Factor analysis can de used to get a metric measurement of an unobservable feature
TRUE. If we are able to measure some variables that are somehow related to an underlying unobservable feature, FACTOR analysis can extract a metric representation (measurement) of that unobservable feature
Standardized versions of input variables will give all the input variables the same importance / weight in our factor analysis.
TRUE. Otherwise, we take a risk of weighting some variables more than others (although this is not the case for PCA, could be a risk when using other extraction methods)
We could use a FACTOR analysis to test if different items in a questionnaire are linked with the same latent/underlying concept
TRUE. As mentioned in class, FACTOR analysis could be used to test consistency of a set of items in a list. Those exhibiting low communality with others are supposed to be un-connected with the common underlying factor.
We could use a cluster membership group variable from a CLUSTER analysis as an input field in a FACTOR analysis
FALSE. That cluster membership would be a categorical variable and FACTOR is mainly about metric input variables.
Factor analysis Is a technique normally used to remove variables that are redundant
FALSE. In fact, FACTOR analysis is based on existing redundancy between variables.
Is a SUPERVISED analysis technique
FALSE. This is not about forecasting / predictive analytics so we don’t have any target.
Can be used to create a COMPOSITE INDEX
TRUE. This is, in fact, one of the main usages of FACTOR analysis
Is a CLASSIFICATION method
FALSE. We call classification methods to predictive analysis for categorical variables. Factor is not a predictive technique.
Is something mandatory before a segmentation/cluster analysis
FALSE. Both techniques may complement to each other for certain exercises but are not formally connected.
It is normally used to explore common underlying factors between categorical variables.
FALSE. It only works properly for metric variables.
Requires a set of variables exhibiting a high degree of multiple correlation
TRUE. A high correlation between variables is a good starting point for a factor analysis. Multiple correlation between every variable is preferred to partial correlation between only a couple or a subset of variables.
Is commonly used as a dimensionality reduction technique
TRUE. This is one of the main goals: to compress the information of several variables into a limited number of factors.
Always provides a clear interpretation of every factor extracted.
FALSE. The hardest part of a factor analysis is usually the interpretation of factors.

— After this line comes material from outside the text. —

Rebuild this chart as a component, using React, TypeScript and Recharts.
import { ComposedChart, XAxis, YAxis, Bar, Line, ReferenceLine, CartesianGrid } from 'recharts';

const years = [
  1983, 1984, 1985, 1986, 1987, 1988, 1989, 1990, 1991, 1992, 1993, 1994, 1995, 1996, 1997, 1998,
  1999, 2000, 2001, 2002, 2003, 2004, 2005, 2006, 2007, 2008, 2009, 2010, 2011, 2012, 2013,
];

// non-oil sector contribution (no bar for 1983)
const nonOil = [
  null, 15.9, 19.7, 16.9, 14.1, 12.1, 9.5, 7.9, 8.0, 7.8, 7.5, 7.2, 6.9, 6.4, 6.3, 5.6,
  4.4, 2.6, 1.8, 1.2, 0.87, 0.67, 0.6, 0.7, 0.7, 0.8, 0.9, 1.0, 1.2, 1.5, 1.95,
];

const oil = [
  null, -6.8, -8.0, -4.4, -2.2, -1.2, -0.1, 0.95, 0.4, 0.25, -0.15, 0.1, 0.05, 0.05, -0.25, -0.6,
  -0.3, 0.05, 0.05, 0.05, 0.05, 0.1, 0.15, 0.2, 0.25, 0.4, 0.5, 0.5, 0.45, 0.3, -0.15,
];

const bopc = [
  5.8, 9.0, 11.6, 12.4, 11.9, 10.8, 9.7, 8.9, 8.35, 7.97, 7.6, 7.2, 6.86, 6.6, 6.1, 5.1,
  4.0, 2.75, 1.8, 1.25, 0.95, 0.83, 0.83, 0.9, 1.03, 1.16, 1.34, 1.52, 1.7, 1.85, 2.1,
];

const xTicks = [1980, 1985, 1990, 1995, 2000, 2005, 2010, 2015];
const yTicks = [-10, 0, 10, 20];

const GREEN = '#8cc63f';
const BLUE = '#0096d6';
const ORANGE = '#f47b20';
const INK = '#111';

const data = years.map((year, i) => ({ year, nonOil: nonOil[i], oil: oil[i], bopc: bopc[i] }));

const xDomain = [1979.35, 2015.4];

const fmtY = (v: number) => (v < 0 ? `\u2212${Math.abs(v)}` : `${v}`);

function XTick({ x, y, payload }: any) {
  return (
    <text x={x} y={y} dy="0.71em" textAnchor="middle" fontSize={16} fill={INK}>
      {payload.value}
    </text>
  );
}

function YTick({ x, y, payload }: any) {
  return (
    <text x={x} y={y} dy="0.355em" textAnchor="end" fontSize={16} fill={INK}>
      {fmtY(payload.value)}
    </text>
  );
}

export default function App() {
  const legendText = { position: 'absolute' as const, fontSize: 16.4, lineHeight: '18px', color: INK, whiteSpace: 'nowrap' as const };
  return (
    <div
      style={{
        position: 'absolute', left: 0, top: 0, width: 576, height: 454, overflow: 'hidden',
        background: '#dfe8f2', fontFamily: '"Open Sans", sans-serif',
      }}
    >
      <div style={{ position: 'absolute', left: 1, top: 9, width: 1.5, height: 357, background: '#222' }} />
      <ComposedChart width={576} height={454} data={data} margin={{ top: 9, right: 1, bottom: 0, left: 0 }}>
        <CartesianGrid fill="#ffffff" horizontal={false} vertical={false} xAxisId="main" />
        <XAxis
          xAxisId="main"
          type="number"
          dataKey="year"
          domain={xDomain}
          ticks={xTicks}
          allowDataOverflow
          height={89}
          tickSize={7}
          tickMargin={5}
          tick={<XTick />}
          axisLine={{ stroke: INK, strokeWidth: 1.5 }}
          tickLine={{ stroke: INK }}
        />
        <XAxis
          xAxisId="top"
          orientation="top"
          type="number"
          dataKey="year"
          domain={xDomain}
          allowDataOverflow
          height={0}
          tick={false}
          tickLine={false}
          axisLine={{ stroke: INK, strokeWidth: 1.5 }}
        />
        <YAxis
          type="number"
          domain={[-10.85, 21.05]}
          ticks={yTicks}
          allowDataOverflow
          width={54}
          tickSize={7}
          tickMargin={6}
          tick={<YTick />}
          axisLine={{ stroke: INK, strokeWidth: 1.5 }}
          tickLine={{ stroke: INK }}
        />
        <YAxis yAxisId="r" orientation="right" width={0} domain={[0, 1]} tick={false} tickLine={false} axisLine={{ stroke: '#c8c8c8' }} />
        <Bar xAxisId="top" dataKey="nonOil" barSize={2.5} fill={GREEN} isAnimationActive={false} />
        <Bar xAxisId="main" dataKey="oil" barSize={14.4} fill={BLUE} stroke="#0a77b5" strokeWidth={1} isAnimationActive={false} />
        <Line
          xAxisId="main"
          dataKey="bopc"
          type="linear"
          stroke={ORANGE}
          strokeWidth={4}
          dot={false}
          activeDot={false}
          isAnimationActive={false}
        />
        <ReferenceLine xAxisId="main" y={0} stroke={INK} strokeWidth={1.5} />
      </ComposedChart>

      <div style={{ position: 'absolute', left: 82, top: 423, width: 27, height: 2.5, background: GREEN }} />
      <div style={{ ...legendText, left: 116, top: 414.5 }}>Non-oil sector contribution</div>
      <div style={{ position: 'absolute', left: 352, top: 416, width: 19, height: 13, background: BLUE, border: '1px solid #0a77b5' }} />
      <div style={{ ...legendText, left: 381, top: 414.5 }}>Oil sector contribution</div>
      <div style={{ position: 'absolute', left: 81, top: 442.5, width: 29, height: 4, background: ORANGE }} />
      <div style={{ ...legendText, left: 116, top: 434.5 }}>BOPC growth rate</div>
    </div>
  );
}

Produces some new variables (factors) that can be saved as new variables into the dataset
TRUE. The scores of factors can be saved as new variables. This is, in fact, the output of every factor analysis: factors scores.

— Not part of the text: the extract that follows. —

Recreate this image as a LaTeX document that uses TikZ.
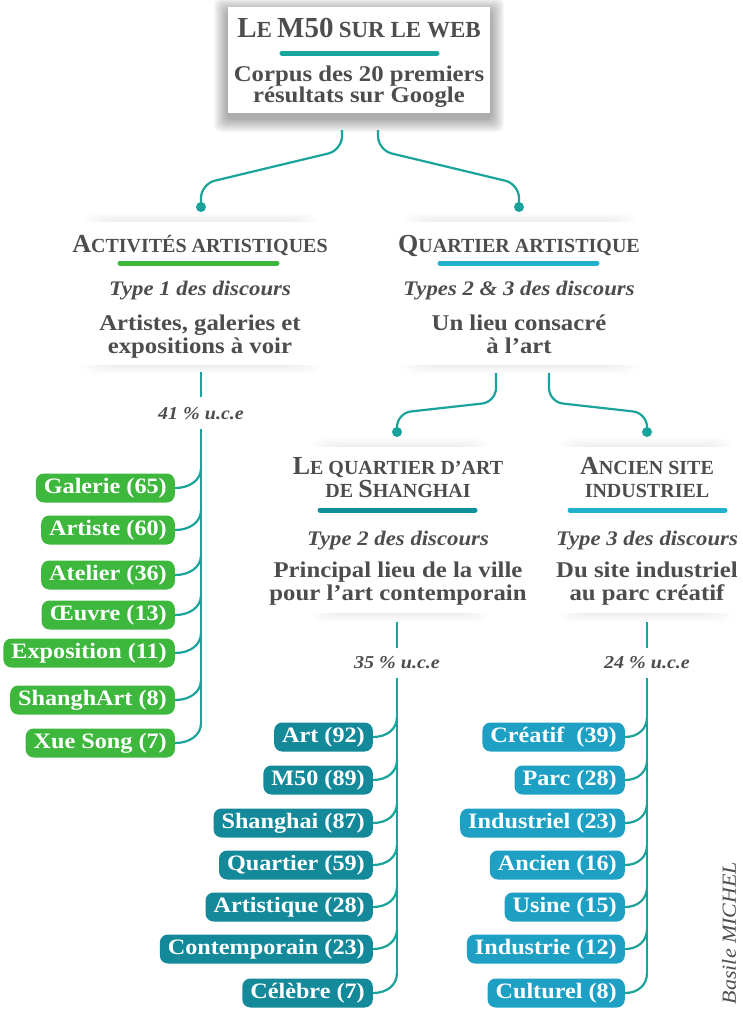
\documentclass[tikz,border=0pt]{standalone}
\usepackage{fontspec}
\setmainfont{Liberation Serif}[FakeStretch=1.1]
\newfontfamily\headfont{Liberation Serif}
\usetikzlibrary{calc}
\definecolor{txt}{HTML}{4D4D4D}
\definecolor{ln}{HTML}{1AA39A}
\definecolor{grn}{HTML}{3DB83D}
\definecolor{dteal}{HTML}{13899A}
\definecolor{cyn}{HTML}{1DA0C4}
\definecolor{ulteal}{HTML}{17A59E}
\definecolor{ulcyan}{HTML}{22B0CF}
\definecolor{uldteal}{HTML}{10909C}
\newcommand\Tb[1]{{\fontsize{29}{29}\selectfont #1}}
\newcommand\Ts[1]{{\fontsize{23}{23}\selectfont #1}}
\newcommand\Cb[1]{{\fontsize{26}{26}\selectfont #1}}
\newcommand\Cs[1]{{\fontsize{20}{20}\selectfont #1}}
\newcommand\softcard[4]{%
  \foreach \k in {1,...,9}{\fill[black,opacity=0.008,rounded corners=12pt] (#1+36-\k*3,#2-\k) rectangle (#3-36+\k*3,#4+\k);}
  \fill[white] (#1,#2) rectangle (#3,#4);}
\tikzset{
  conn/.style={draw=ln, line width=2.2pt},
  dot/.style={circle, fill=ln, inner sep=0pt, minimum size=10pt},
  uline/.style={line width=5pt, line cap=round},
  head/.style={anchor=base, inner sep=0pt, text=txt, font=\headfont\bfseries\fontsize{21}{21}\selectfont},
  body/.style={anchor=base, inner sep=0pt, text=txt, font=\fontsize{22.5}{22.5}\selectfont\bfseries},
  typ/.style={anchor=base, inner sep=0pt, text=txt, font=\fontsize{20.7}{20.7}\selectfont\bfseries\itshape},
  pct/.style={inner sep=0pt, text=txt, font=\fontsize{18.2}{18.2}\selectfont\bfseries\itshape},
  pill/.style={anchor=east, text=white, font=\fontsize{22}{22}\selectfont\bfseries,
    rounded corners=8pt, minimum height=29pt, inner xsep=8pt, inner ysep=0pt,
    text height=16pt, text depth=5pt},
  gpill/.style={pill, fill=grn},
  tpill/.style={pill, fill=dteal},
  cpill/.style={pill, fill=cyn},
}
\begin{document}
\begin{tikzpicture}[x=1pt,y=-1pt]
\useasboundingbox (0,0) rectangle (743,1009);
% ---------- cards (soft shadows)
\softcard{72}{222}{330}{365}
\softcard{392}{222}{648}{365}
\softcard{300}{447}{500}{613}
\softcard{548}{447}{743}{613}
% ---------- top box
\foreach \k in {1,...,14}{\fill[black,opacity=0.026,rounded corners=6pt] (228-\k,7-\k+5) rectangle (490+\k,113+\k+5);}
\node[fill=white, minimum width=262pt, minimum height=106pt, inner sep=0pt] (top) at (359,60) {};
\node[head] (t1) at (359,37) {\Tb{L}\Ts{E} \Tb{M50} \Ts{SUR LE WEB}};
\draw[uline, draw=ulteal] (282,53) -- (437,53);
\node[body] (t2) at (359,81) {Corpus des 20 premiers};
\node[body] (t3) at (359,102) {résultats sur Google};
% ---------- dots
\node[dot] (d1) at (201,207) {};
\node[dot] (d2) at (519,207) {};
\node[dot] (d3) at (397,432) {};
\node[dot] (d4) at (647,432) {};
\draw[conn, rounded corners=14pt] ($(top.south)+(-17,17)$) -- ($(top.south)+(-17,37)$) -- ($(d1)+(0,-23)$) -- (d1.center);
\draw[conn, rounded corners=14pt] ($(top.south)+(19,17)$) -- ($(top.south)+(19,37)$) -- ($(d2)+(0,-23)$) -- (d2.center);
% ---------- level 2 left
\node[head] (a1) at (200,252) {\Cb{A}\Cs{CTIVITÉS ARTISTIQUES}};
\draw[uline, draw=grn] (120,263) -- (277,263);
\node[typ] (a2) at (200,295) {Type 1 des discours};
\node[body] (a3) at (200,330) {Artistes, galeries et};
\node[body] (a4) at (200,353) {expositions à voir};
% ---------- level 2 right
\node[head] (b1) at (519,252) {\Cb{Q}\Cs{UARTIER ARTISTIQUE}};
\draw[uline, draw=ulcyan] (440,263) -- (597,263);
\node[typ] (b2) at (519,295) {Types 2 \& 3 des discours};
\node[body] (b3) at (519,330) {Un lieu consacré};
\node[body] (b4) at (519,353) {à l’art};
\coordinate (b5) at (496,373);
\coordinate (b6) at (549,373);
\draw[conn, rounded corners=14pt] (b5) -- ($(b5)+(0,29)$) -- ($(d3)+(0,-19)$) -- (d3.center);
\draw[conn, rounded corners=14pt] (b6) -- ($(b6)+(0,29)$) -- ($(d4)+(0,-19)$) -- (d4.center);
% ---------- level 3 left
\node[head] (c1) at (398,474) {\Cb{L}\Cs{E QUARTIER D’ART}};
\node[head] (c2) at (398,497) {\Cs{DE} \Cb{S}\Cs{HANGHAI}};
\draw[uline, draw=uldteal] (320,510) -- (475,510);
\node[typ] (c3) at (398,545) {Type 2 des discours};
\node[body] (c4) at (398,577) {Principal lieu de la ville};
\node[body] (c5) at (398,600) {pour l’art contemporain};
% ---------- level 3 right
\node[head] (e1) at (647,474) {\Cb{A}\Cs{NCIEN SITE}};
\node[head] (e2) at (647,497) {\Cs{INDUSTRIEL}};
\draw[uline, draw=ulcyan] (570,510) -- (725,510);
\node[typ] (e3) at (647,545) {Type 3 des discours};
\node[body] (e4) at (647,577) {Du site industriel};
\node[body] (e5) at (647,600) {au parc créatif};
% ---------- percentages
\coordinate (La) at (201,372); \coordinate (Lb) at (201,397); \coordinate (Lc) at (201,429);
\node[pct] (p1) at (201,414) {41 \% u.c.e};
\draw[conn] (La) -- (Lb);
\coordinate (Ma) at (397,622); \coordinate (Mb) at (397,648); \coordinate (Mc) at (397,678);
\node[pct] (p2) at (397,663) {35 \% u.c.e};
\draw[conn] (Ma) -- (Mb);
\coordinate (Ra) at (647,622); \coordinate (Rb) at (647,648); \coordinate (Rc) at (647,678);
\node[pct] (p3) at (647,663) {24 \% u.c.e};
\draw[conn] (Ra) -- (Rb);
% ---------- left pills
\foreach \n/\yy/\t in {1/488/Galerie (65), 2/530/Artiste (60), 3/575/Atelier (36), 4/615/Œuvre (13), 5/653/Exposition (11), 6/700/ShanghArt (8), 7/743/Xue Song (7)}{
  \node[gpill] (g\n) at (175,\yy) {\t};
  \coordinate (gs\n) at (201,\yy-20);
  \draw[conn] (g\n.east) .. controls +(15,0) and +(0,12) .. (gs\n);
}
\draw[conn] (Lc) -- (gs7);
% ---------- middle pills
\foreach \n/\yy/\t in {1/737/Art (92), 2/780/M50 (89), 3/823/Shanghai (87), 4/865/Quartier (59), 5/907/Artistique (28), 6/949/Contemporain (23), 7/993/Célèbre (7)}{
  \node[tpill] (m\n) at (373,\yy) {\t};
  \coordinate (ms\n) at (397,\yy-20);
  \draw[conn] (m\n.east) .. controls +(14,0) and +(0,12) .. (ms\n);
}
\draw[conn] (Mc) -- (ms7);
% ---------- right pills
\foreach \n/\yy/\t in {1/737/Créatif~ (39), 2/780/Parc (28), 3/823/Industriel (23), 4/865/Ancien (16), 5/907/Usine (15), 6/949/Industrie (12), 7/993/Culturel (8)}{
  \node[cpill] (r\n) at (625,\yy) {\t};
  \coordinate (rs\n) at (647,\yy-20);
  \draw[conn] (r\n.east) .. controls +(13,0) and +(0,12) .. (rs\n);
}
\draw[conn] (Rc) -- (rs7);
% ---------- signature
\node[rotate=90, inner sep=0pt, text=txt, font=\fontsize{20}{20}\selectfont\itshape] (sig) at (729,933) {Basile MICHEL};
\end{tikzpicture}
\end{document}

Rotation is used to improve factor interpretation
TRUE. This is the goal of rotation.
Varimax rotation can be used to increase communality
FALSE. Communality will remain the same after VARIMAX rotation
There are several techniques to produce rotation
TRUE. There are ORTHOGONAL and OBLIQUE rotation methods and also different algorithms for both types.

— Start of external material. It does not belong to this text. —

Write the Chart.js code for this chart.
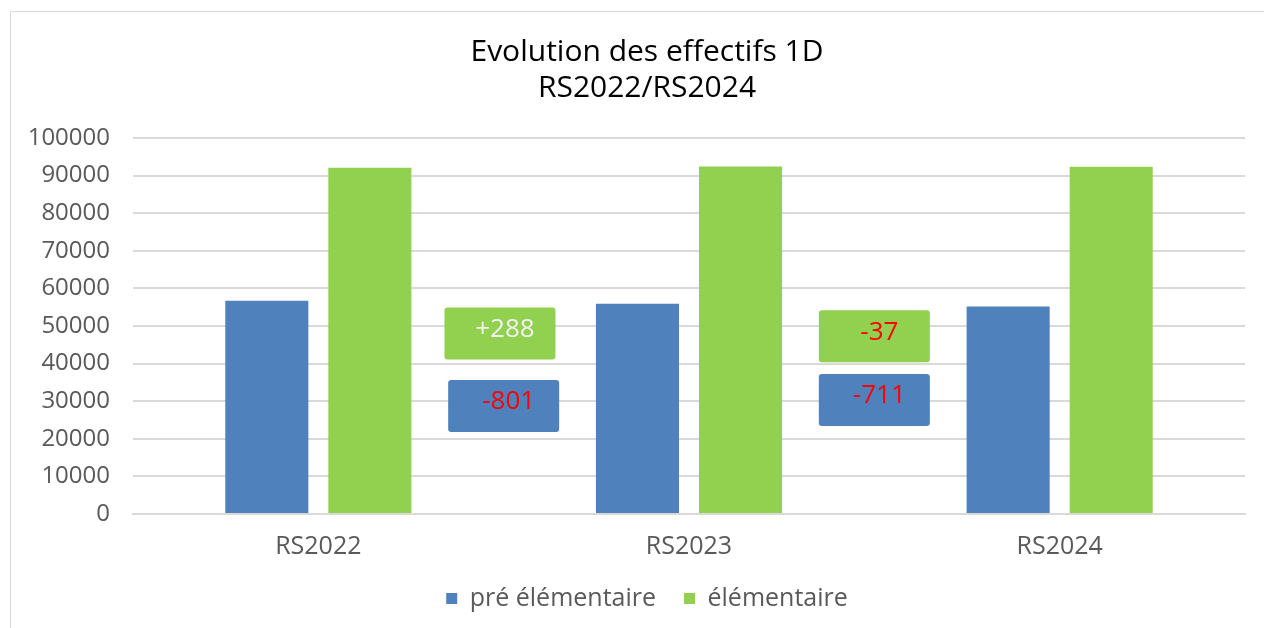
<!DOCTYPE html>
<html>
<head>
<meta charset="utf-8">
<script src="https://cdn.jsdelivr.net/npm/chart.js@4"></script>
<style>
  html, body { margin: 0; padding: 0; background: #fff; }
  #wrap { position: relative; width: 1264px; height: 628px; overflow: hidden; }
  #frame { position: absolute; left: 10px; top: 11px; width: 1300px; height: 700px; border: 1px solid #d9d9d9; box-sizing: border-box; }
  canvas { position: absolute; left: 0; top: 0; }
</style>
</head>
<body>
<div id="wrap">
  <div id="frame"></div>
  <canvas id="chart" width="1264" height="628"></canvas>
</div>
<script>
window.addEventListener("DOMContentLoaded", () => {

  const years = ["RS2022", "RS2023", "RS2024"];
  const preElem = [56700, 55899, 55188];
  const elem = [92100, 92388, 92351];

  // écarts affichés entre deux rentrées
  const elemDelta = ["+288", "-37"];
  const preDelta = ["-801", "-711"];

  const blue = "#4f81bd";
  const green = "#92d050";

  // boîtes d'écart, placées via les échelles
  const deltaBoxes = {
    id: "deltaBoxes",
    afterDatasetsDraw(chart) {
      const { ctx, scales: { x, y } } = chart;
      const spots = [
        { at: 0.49, val: 48000, fill: green, txt: elemDelta[0], color: "#f2f2f2" },
        { at: 0.5, val: 28700, fill: blue, txt: preDelta[0], color: "#ff0000" },
        { at: 1.5, val: 47300, fill: green, txt: elemDelta[1], color: "#ff0000" },
        { at: 1.5, val: 30300, fill: blue, txt: preDelta[1], color: "#ff0000" }
      ];
      const w = 111, h = 52;
      ctx.save();
      spots.forEach(s => {
        const cx = x.getPixelForValue(s.at);
        const cy = y.getPixelForValue(s.val);
        ctx.fillStyle = s.fill;
        ctx.beginPath();
        ctx.roundRect(cx - w / 2, cy - h / 2, w, h, 3);
        ctx.fill();
        ctx.fillStyle = s.color;
        ctx.font = "26px 'Open Sans'";
        ctx.textAlign = "center";
        ctx.textBaseline = "middle";
        ctx.fillText(s.txt, cx + 5, cy - 4);
      });
      ctx.restore();
    }
  };

  // l'axe y déborde dans la marge gauche pour ne pas couper les libellés
  const widenY = {
    id: "widenY",
    afterLayout(chart) {
      chart.scales.y.left = 0;
    }
  };

  new Chart(document.getElementById("chart"), {
    type: "bar",
    data: {
      labels: years,
      datasets: [
        { label: "pré élémentaire", data: preElem, backgroundColor: blue },
        { label: "élémentaire", data: elem, backgroundColor: green }
      ]
    },
    options: {
      responsive: false,
      animation: false,
      categoryPercentage: 0.556,
      barPercentage: 0.806,
      layout: { padding: { left: 49, right: 19, top: 0, bottom: 7 } },
      plugins: {
        title: {
          display: true,
          text: ["Evolution des effectifs 1D", "RS2022/RS2024"],
          color: "#000",
          font: { family: "Open Sans", size: 30, weight: "normal", lineHeight: 1.2 },
          padding: { top: 34, bottom: 32 }
        },
        legend: {
          position: "bottom",
          labels: {
            boxWidth: 11,
            boxHeight: 11,
            padding: 28,
            color: "#595959",
            font: { family: "Open Sans", size: 25 }
          }
        },
        tooltip: { enabled: false }
      },
      scales: {
        x: {
          grid: { display: false },
          border: { color: "#d9d9d9", width: 2 },
          ticks: { color: "#595959", font: { family: "Open Sans", size: 25 }, padding: 10 },
          afterFit: s => { s.height = 44; }
        },
        y: {
          min: 0,
          max: 100000,
          grid: { color: "#d9d9d9", lineWidth: 2, drawTicks: false },
          border: { display: false },
          ticks: {
            stepSize: 10000,
            color: "#595959",
            font: { family: "Open Sans", size: 24 },
            padding: 23,
            callback: v => String(v)
          },
          afterFit: s => { s.width = 84; }
        }
      }
    },
    plugins: [deltaBoxes, widenY]
  });

});
</script>
</body>
</html>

Orthogonal rotation is normally more realistic (it is realistic to assume independence between factors)
FALSE. Normally, it is difficult to find uncorrelated FACTORS in the real world.
Oblique rotation means a between - factors angle of 90 degrees
FALSE. It is the contrary: by using an oblique rotation we allow non orthogonal factors (angle different from 90 degrees)
Oblique is more realistic because normally there is always HIGH correlation between VARIABLES
FALSE. Orthogonality or obliquity is about relationship between factors NOT between variables. The existence of relationship between variables is a MUST and it is not strictly related with relationship between factors.
Rotation does change the factor SCORES
FALSE. When we rotate, factors are computed according to a different combination of variables and that means different scores.
Related to information not explained by the Factors extracted
Specifity
Specific Method to extract Factors
Principal Components
Displays relationship between variables and factors
Component plot
Shows factor eigenvalues
Scree plot
Independence / No correlation
Orthogonalty
Measure that indicates amount of information conveyed by a factor (variance of factor)
Eigenvalue
Method for Factor Rotation
Oblimin
If the communality showed by a VARIABLE is very LOW we could normally discard this variable and re - run the analysis
TRUE. A low communality means low degree of common factors with the other variables.
Each INPUT VARIABLE variable should exhibit high correlation with others (at least, with other input variable and ideally with all the rest)
TRUE. This would be the minimum requirement for a variable to be part of a factor analysis. Sharing something in common with, at least, other variable ensures that a common factor (at least for these two variables is feasible).
By default, SPSS will retain factors with eigenvalues HIGHER than ONE
TRUE. Factors with an amount of variance higher than 1.
If wanted, we can extract as many factors as input variables
TRUE. Even if it would not make any sense.
The factor SCORES will normally present positive and negative values
TRUE. This is because a factor is a z-score so a negative value means a value below the mean and a positive one means a factor score above the mean.
Using PCA extraction method, FACTORS will be always orthogonal if no rotation is applied
TRUE. PCA implies orthogonal factors.
The SIGN of the coefficients in the component / structure matrix is NOT very interesting since variables are normally standardized
FALSE. The sign of coefficients / loadings illustrate the positive or negative correlation between factors and variables.
The higher the coefficients for a variable in a factor ( component / structure matrix), the higher the correlation between the factor and that variable
TRUE. The coefficients / loadings represent correlation between factors and variables.
Prior to rotation, a variable may exhibit high correlation with more than one factor at the same time
TRUE. This is normally what we try to avoid by running rotation. Nevertheless, be aware that, even if we try, rotation does not ensures a completely uneven distribution of component matrix for the rotation solution
Factors are always extracted and presented in decreasing order of information/communality
TRUE. In the output table, factors are ordered in size of variance.